The Metric Martyrs now presented an appeal to the House of Lords, but it was thought that their appeal was not worth hearing, so the decision of the Appeal Court acquired the status of LEGAL PRECEDENT, which as every law student knows, is now binding on all subsequent decisions.
This “innovation” by Laws and Crane can be summarised in general terms as follows:
- There are now two levels of law in the United Kingdom: a) Constitutional laws and b) Ordinary laws. There are different rules applicable if Parliament wishes to repeal any of them.
- In cases where there is a conflict between two ordinary laws, the later law is deemed to annul those provisions of the previous law in conflict with it, under the well-established doctrine of “implied repeal”, whereby that part of the earlier law, if found to be in conflict with the later, is declared null and void.
- In cases where there is a conflict between an ordinary law and a previous constitutional law, then the constitutional law is held to prevail over the ordinary law, UNLESS the subsequent ordinary law EXPLICITLY repeals a provision in the preceding constitutional law. Parliament can repeal any constitutional law by simple majority vote, for one bedrock rule of our constitution is that No Parliament Can Bind Its Successors. This is also the basis for the doctrine of implied repeal.
- However what Laws and Crane established is the principle that Parliament cannot change the constitution by implied repeal.
- So by the same token, if there is a conflict between two “constitutional laws”, then it must surely follow that UNLESS the subsequent constitutional law EXPLICITLY repeals a provision in the preceding constitutional law, then the preceding constitutional law prevails.
So if in a case against the Kent police charging them with unlawful detention or false imprisonment, their defending counsel should argue that the PTA1972 over-rides any provisions of Magna Carta 1215 or indeed Habeas Corpus, under “implied repeal”, the counter-argument could be to say that Magna Carta has CONSTITUTIONAL status, and so has Habeas Corpus. Therefore if the PTA1972 had been intended to over-ride it it should have said so explicitly. In fact it did not abrogate section 38 of Magna Carta! Indeed section 38 is hardly ever talked about because, in the English-speaking world at least, it is considered too obvious that you need evidence of wrong-doing before starting legal proceedings against anyone.
After all the public razzmatazz (on both sides of the North Atlantic) about celebrating our Magna Carta heritage in 2015, I would like to see a judge having the brazen face to deny that Magna Carta has Constitutional Status! And since Ms Southern is a Canadian citizen, and Ms Pettibone (who was also so detained) is a US citizen, and both countries proclaim Magna Carta as a founding document of their – and our – civilization, I think that this argument ought to have the power to crush these miserable bureaucrats who try to steal our liberties.

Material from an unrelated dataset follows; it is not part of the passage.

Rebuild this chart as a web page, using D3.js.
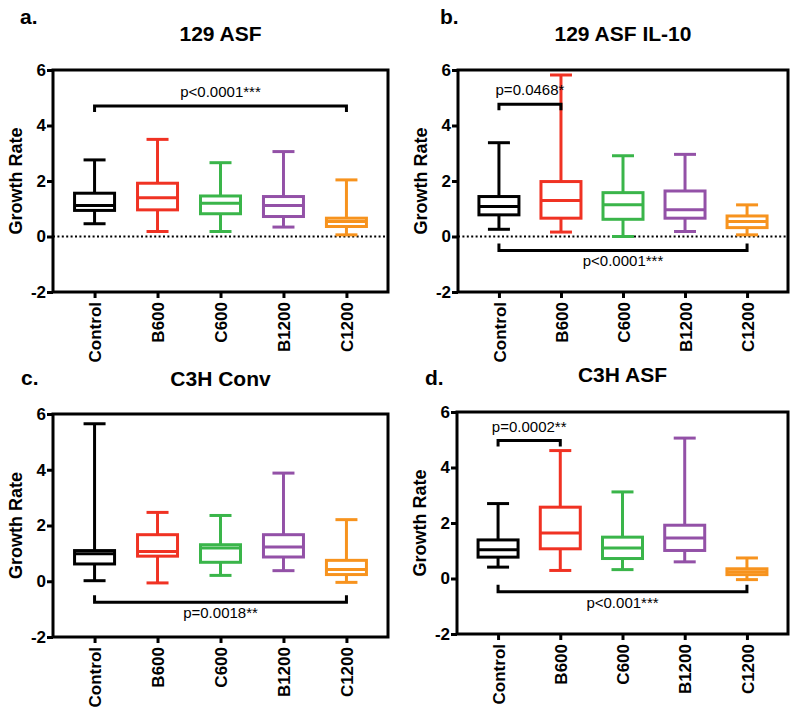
<!DOCTYPE html>
<html>
<head>
<meta charset="utf-8">
<script src="https://cdn.jsdelivr.net/npm/d3@7"></script>
<style>
  body { margin: 0; background: #fff; }
  svg text { font-family: "Liberation Sans", Arial, sans-serif; }
</style>
</head>
<body>
<script>
const W = 800, H = 713;

// groups and colours
const groups = ["Control", "B600", "C600", "B1200", "C1200"];
const colors = ["#000000", "#f03223", "#3ab54a", "#9351a7", "#f7931e"];
const yTicks = [-2, 0, 2, 4, 6];

// each row: [min, q1, median, q3, max]
const asf129 = [
    [0.46, 0.94, 1.12, 1.56, 2.76],
    [0.18, 0.96, 1.40, 1.92, 3.50],
    [0.18, 0.82, 1.20, 1.46, 2.66],
    [0.34, 0.72, 1.12, 1.44, 3.06],
    [0.06, 0.36, 0.54, 0.66, 2.04]
];
const asf129IL10 = [
    [0.26, 0.78, 1.08, 1.44, 3.38],
    [0.16, 0.66, 1.30, 1.98, 5.82],
    [0.00, 0.62, 1.14, 1.58, 2.91],
    [0.18, 0.66, 0.96, 1.64, 2.96],
    [0.06, 0.32, 0.54, 0.74, 1.14]
];
const c3hConv = [
    [0.02, 0.62, 0.99, 1.10, 5.65],
    [-0.06, 0.90, 1.07, 1.67, 2.47],
    [0.21, 0.68, 1.19, 1.31, 2.36],
    [0.38, 0.87, 1.23, 1.67, 3.88],
    [-0.04, 0.24, 0.42, 0.75, 2.21]
];
const c3hAsf = [
    [0.41, 0.77, 1.04, 1.39, 2.70],
    [0.29, 1.07, 1.64, 2.57, 4.61],
    [0.32, 0.72, 1.10, 1.49, 3.12],
    [0.60, 1.01, 1.46, 1.92, 5.06],
    [-0.04, 0.14, 0.24, 0.35, 0.74]
];

// significance brackets: [from, to, y level, label, side]
const sigA = [["Control", "C1200", 4.7, "p<0.0001***", "above"]];
const sigB = [["Control", "B600", 4.77, "p=0.0468*", "above"],
              ["Control", "C1200", -0.5, "p<0.0001***", "below"]];
const sigC = [["Control", "C1200", -0.75, "p=0.0018**", "below"]];
const sigD = [["Control", "B600", 4.97, "p=0.0002**", "above"],
              ["Control", "C1200", -0.48, "p<0.001***", "below"]];

const panels = [
    {tag: "a.", title: "129 ASF", data: asf129, sig: sigA, zero: true,
     left: 53, top: 70, right: 388, bottom: 292, titleY: 41, tagX: 20, tagY: 24},
    {tag: "b.", title: "129 ASF IL-10", data: asf129IL10, sig: sigB, zero: true,
     left: 458, top: 70, right: 788, bottom: 292, titleY: 41, tagX: 440, tagY: 24},
    {tag: "c.", title: "C3H Conv", data: c3hConv, sig: sigC, zero: false,
     left: 53, top: 414, right: 388, bottom: 637, titleY: 386, tagX: 21, tagY: 385},
    {tag: "d.", title: "C3H ASF", data: c3hAsf, sig: sigD, zero: false,
     left: 457, top: 412, right: 788, bottom: 634, titleY: 382, tagX: 425, tagY: 385}
];

const svg = d3.select("body").append("svg").attr("width", W).attr("height", H);

const lw = 3;
const boxW = 40;
const capW = 22;

panels.forEach(p => {
    const g = svg.append("g");
    const x = d3.scalePoint().domain(groups).range([p.left, p.right]).padding(0.66);
    const y = d3.scaleLinear().domain([-2, 6]).range([p.bottom, p.top]);

    // panel letter and title
    g.append("text").attr("x", p.tagX).attr("y", p.tagY)
        .attr("font-size", 21).attr("font-weight", "bold").text(p.tag);
    g.append("text").attr("x", (p.left + p.right) / 2).attr("y", p.titleY)
        .attr("text-anchor", "middle").attr("font-size", 21).attr("font-weight", "bold").text(p.title);

    // y label
    g.append("text")
        .attr("transform", `translate(${p.left - 31},${(p.top + p.bottom) / 2}) rotate(-90)`)
        .attr("text-anchor", "middle").attr("font-size", 18).attr("font-weight", "bold")
        .text("Growth Rate");

    // zero reference line
    if (p.zero) {
        g.append("line")
            .attr("x1", p.left).attr("x2", p.right)
            .attr("y1", y(0)).attr("y2", y(0))
            .attr("stroke", "#000").attr("stroke-width", 2.2)
            .attr("stroke-dasharray", "2,2.4");
    }

    // boxes
    const box = g.selectAll("g.box").data(p.data).enter().append("g").attr("class", "box")
        .attr("stroke", (d, i) => colors[i]).attr("stroke-width", lw).attr("fill", "none");
    box.append("line")
        .attr("x1", (d, i) => x(groups[i])).attr("x2", (d, i) => x(groups[i]))
        .attr("y1", d => y(d[4])).attr("y2", d => y(d[3]));
    box.append("line")
        .attr("x1", (d, i) => x(groups[i])).attr("x2", (d, i) => x(groups[i]))
        .attr("y1", d => y(d[1])).attr("y2", d => y(d[0]));
    box.append("line")
        .attr("x1", (d, i) => x(groups[i]) - capW / 2).attr("x2", (d, i) => x(groups[i]) + capW / 2)
        .attr("y1", d => y(d[4])).attr("y2", d => y(d[4]));
    box.append("line")
        .attr("x1", (d, i) => x(groups[i]) - capW / 2).attr("x2", (d, i) => x(groups[i]) + capW / 2)
        .attr("y1", d => y(d[0])).attr("y2", d => y(d[0]));
    box.append("rect")
        .attr("x", (d, i) => x(groups[i]) - boxW / 2).attr("width", boxW)
        .attr("y", d => y(d[3])).attr("height", d => y(d[1]) - y(d[3]))
        .attr("fill", "#fff");
    box.append("line")
        .attr("x1", (d, i) => x(groups[i]) - boxW / 2).attr("x2", (d, i) => x(groups[i]) + boxW / 2)
        .attr("y1", d => y(d[2])).attr("y2", d => y(d[2]));

    // significance brackets
    p.sig.forEach(s => {
        const x1 = x(s[0]), x2 = x(s[1]), yy = y(s[2]);
        const leg = s[4] === "above" ? 6 : -7;
        g.append("path")
            .attr("d", `M${x1},${yy + leg}V${yy}H${x2}V${yy + leg}`)
            .attr("fill", "none").attr("stroke", "#000").attr("stroke-width", lw);
        g.append("text")
            .attr("x", (x1 + x2) / 2)
            .attr("y", s[4] === "above" ? yy - 9 : yy + 16)
            .attr("text-anchor", "middle").attr("font-size", 15)
            .text(s[3]);
    });

    // frame
    g.append("rect")
        .attr("x", p.left).attr("y", p.top)
        .attr("width", p.right - p.left).attr("height", p.bottom - p.top)
        .attr("fill", "none").attr("stroke", "#000").attr("stroke-width", lw);

    // axes
    const ya = g.append("g").attr("transform", `translate(${p.left},0)`)
        .call(d3.axisLeft(y).tickValues(yTicks).tickFormat(d => String(d)).tickSize(6).tickPadding(1));
    const xa = g.append("g").attr("transform", `translate(0,${p.bottom})`)
        .call(d3.axisBottom(x).tickSize(6));
    [ya, xa].forEach(a => {
        a.select(".domain").remove();
        a.selectAll("line").attr("stroke", "#000").attr("stroke-width", lw);
        a.selectAll("text").attr("font-size", 17).attr("font-weight", "bold")
            .attr("fill", "#000").attr("font-family", "Liberation Sans, Arial, sans-serif");
    });
    xa.selectAll("text")
        .attr("transform", "rotate(-90)")
        .attr("y", 0).attr("x", -10).attr("dy", "0.36em")
        .attr("text-anchor", "end");
});
</script>
</body>
</html>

As indeed was the original intention of those who drafted it, all those centuries ago.
And indeed as commentators from Coke to Churchill have repeated down the ages.
Previous attempts to get us out of the tentacles of the EU through the law courts have failed. Largely owing to the unwillingness of the judges to go against Parliament. And to the general climate of opinion which was held to be in favour of EU membership.
But now that Brexit has won the referendum, and the government is officially in favour, some judges might at least be willing to follow the precedent of the Appeal Court’s Laws and Crane…. who will thereby be hoisted with their own petard!